Le Dunkerquois est l'une des régions les plus avant-gardistes dans la gestion de ces débats publics sur les projets industriels. Ils sont gérés par la Commission nationale du débat public (CNDP) et sont importants, même si certains voudraient sortir de la CNDP les débats sur les sites industriels. Ces échanges permettent que ces initiatives profitent à l’ensemble de la population et de prendre en compte certains impacts auxquels on n’a pas toujours pensé au moment d’implanter les sites.
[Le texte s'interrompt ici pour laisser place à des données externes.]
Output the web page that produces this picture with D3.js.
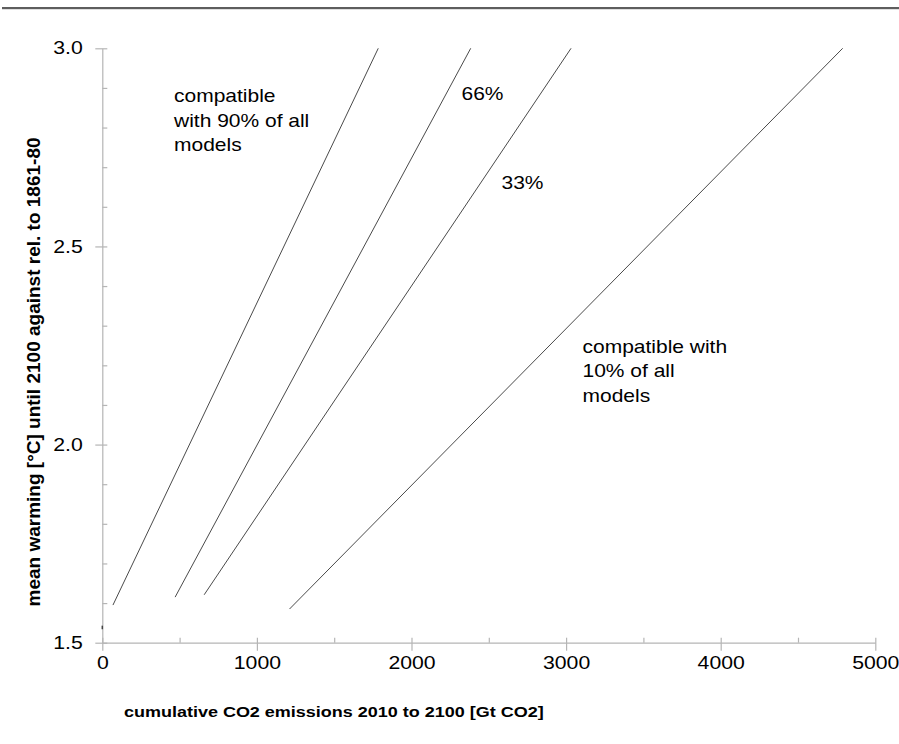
<!DOCTYPE html>
<html>
<head>
<meta charset="utf-8">
<script src="https://cdn.jsdelivr.net/npm/d3@7/dist/d3.min.js"></script>
<style>
  html, body { margin: 0; padding: 0; background: #fff; }
  svg { display: block; font-family: "Liberation Sans", Arial, sans-serif; }
</style>
</head>
<body>
<svg id="chart" width="899" height="744"></svg>
<script>
// Model-compatibility lines: warming vs cumulative CO2 emissions
const categories = ["90%", "66%", "33%", "10%"];
const startEmissions = [69, 471, 659, 1211];
const startWarming = [1.595, 1.615, 1.621, 1.585];
const endEmissions = [1785, 2383, 3032, 4789];
const endWarming = [3.0, 3.0, 3.0, 3.0];

// short stub sitting on the warming axis
const stubEmissions = [0, 0];
const stubWarming = [1.534, 1.543];

const xMajorTicks = [0, 1000, 2000, 3000, 4000, 5000];
const xMinorTicks = [500, 1500, 2500, 3500, 4500];
const yMajorTicks = [1.5, 2.0, 2.5, 3.0];
const yMinorTicks = [1.6, 1.7, 1.8, 1.9, 2.1, 2.2, 2.3, 2.4, 2.6, 2.7, 2.8, 2.9];

const xTitle = "cumulative CO2 emissions 2010 to 2100 [Gt CO2]";
const yTitle = "mean warming [°C] until 2100 against rel. to 1861-80";

const annotations = [
  { lines: ["compatible", "with 90% of all", "models"], x: 174, y: 102 },
  { lines: ["66%"], x: 461.5, y: 99.5 },
  { lines: ["33%"], x: 501.5, y: 188.5 },
  { lines: ["compatible with", "10% of all", "models"], x: 582.5, y: 352.5 }
];

const svg = d3.select("#chart");
const axisColor = "#b5b5b5";
const stretch = 1.2;   // horizontal widening of the text glyphs

const x = d3.scaleLinear().domain([0, 5000]).range([102.3, 875.3]);
const y = d3.scaleLinear().domain([1.5, 3.0]).range([642.7, 48.3]);

// header rule
svg.append("rect")
  .attr("x", 2).attr("y", 7).attr("width", 897).attr("height", 2.2)
  .attr("fill", "#5e5e5e");

// y axis: major ticks cross the axis, minor ticks point inward
const yAxisG = svg.append("g")
  .attr("transform", `translate(${x(0)},0)`)
  .call(d3.axisLeft(y).tickValues(yMajorTicks).tickFormat(d3.format(".1f"))
        .tickSizeInner(7).tickSizeOuter(0));
yAxisG.selectAll(".tick line").attr("x1", 5);
yAxisG.selectAll(".tick text")
  .attr("x", -19.6 / stretch)
  .attr("transform", `scale(${stretch},1)`);
const yMinorG = svg.append("g")
  .attr("transform", `translate(${x(0)},0)`)
  .call(d3.axisRight(y).tickValues(yMinorTicks).tickFormat("").tickSize(5).tickSizeOuter(0));
yMinorG.select(".domain").remove();

// x axis
const xAxisG = svg.append("g")
  .attr("transform", `translate(0,${y(1.5)})`)
  .call(d3.axisBottom(x).tickValues(xMajorTicks).tickFormat(d3.format("d"))
        .tickSizeInner(8).tickSizeOuter(0).tickPadding(6));
xAxisG.selectAll(".tick line").attr("y1", -5);
xAxisG.selectAll(".tick text").attr("transform", `scale(${stretch},1)`);
const xMinorG = svg.append("g")
  .attr("transform", `translate(0,${y(1.5)})`)
  .call(d3.axisTop(x).tickValues(xMinorTicks).tickFormat("").tickSize(5).tickSizeOuter(0));
xMinorG.select(".domain").remove();

svg.selectAll(".domain, .tick line").attr("stroke", axisColor).attr("stroke-width", 1.2);
svg.selectAll(".tick text")
  .attr("fill", "#000")
  .style("font-size", "17.7px")
  .style("font-family", "'Liberation Sans', Arial, sans-serif");

// series lines
const line = d3.line().x(d => x(d[0])).y(d => y(d[1]));
svg.append("g").selectAll("path")
  .data(categories.map((c, i) => ({
    name: c,
    pts: [[startEmissions[i], startWarming[i]], [endEmissions[i], endWarming[i]]]
  })))
  .join("path")
  .attr("d", d => line(d.pts))
  .attr("fill", "none")
  .attr("stroke", "#4a4a4a")
  .attr("stroke-width", 1);

svg.append("path")
  .attr("d", line(stubEmissions.map((e, i) => [e, stubWarming[i]])))
  .attr("fill", "none")
  .attr("stroke", "#444")
  .attr("stroke-width", 1.5);

// annotations
annotations.forEach(a => {
  const t = svg.append("text")
    .attr("transform", `translate(${a.x},${a.y}) scale(${stretch},1)`)
    .style("font-size", "17.5px").attr("fill", "#000");
  a.lines.forEach((s, i) => {
    t.append("tspan").attr("x", 0).attr("dy", i === 0 ? 0 : 24.6).text(s);
  });
});

// axis titles
svg.append("text")
  .attr("transform", `translate(124,717) scale(${stretch},1)`)
  .style("font-size", "15px").style("font-weight", "bold")
  .attr("fill", "#000")
  .text(xTitle);

svg.append("text")
  .attr("transform", "translate(39.5,372) rotate(-90)")
  .attr("text-anchor", "middle")
  .style("font-size", "19px").style("font-weight", "bold")
  .attr("fill", "#000")
  .text(yTitle);
</script>
</body>
</html>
Ces débats doivent être maintenus, voire étendus à plus grande échelle.

Les Assises européennes de la transition énergétique embarquent de nouvelles agglomérations

Depuis 25 ans, Dunkerque, Bordeaux et Genève organisent annuellement ce rendez-vous des acteurs publics et privés de l’innovation et la coopération en matière de transition énergétique. Cette année, les Dunkerquois accueillaient 3500 congressistes du monde entier - collectivités, scientifiques, entreprises, étudiants, associations et experts - lors de 120 ateliers, 12 plénières et 7 conférences du 10 au 12 septembre, en plus de 14 visites de terrain. A cette occasion, Strasbourg et de Dijon ont annoncé - lors de la plénière d’ouverture - rejoindre le groupe des trois villes pilotes de ces Assises. Pia Imbs, présidente de l’Eurométropole de Strabourg, accueillera l’édition 2025. 

Des usines sans parking à Dunkerque

Patrice Vergriete, président de la Communauté urbaine de Dunkerque, en a profité pour annoncer de nouvelles initiatives : « la CUD va tenter les usines sans parking. Avec les projets de décarbonation au sein de la plateforme industrialo-portuaire, 20 000 emplois vont être créés. Nous souhaitons une nouvelle révolution : personne n’atteindra nos usines avec sa voiture personnelle». Par ailleurs, 12 000 logements vont être construits sans toucher à 1 m2 de consommation foncière. Tout sera installé soit sur des friches, soit sur un tiers des parkings existants, soit par densification de l’agglomération. Enfin, pour que cette révolution écologique soit juste, l’agglomération promeut un dispositif pour aider les personnes dans le besoin à payer leurs factures et isoler leurs logements.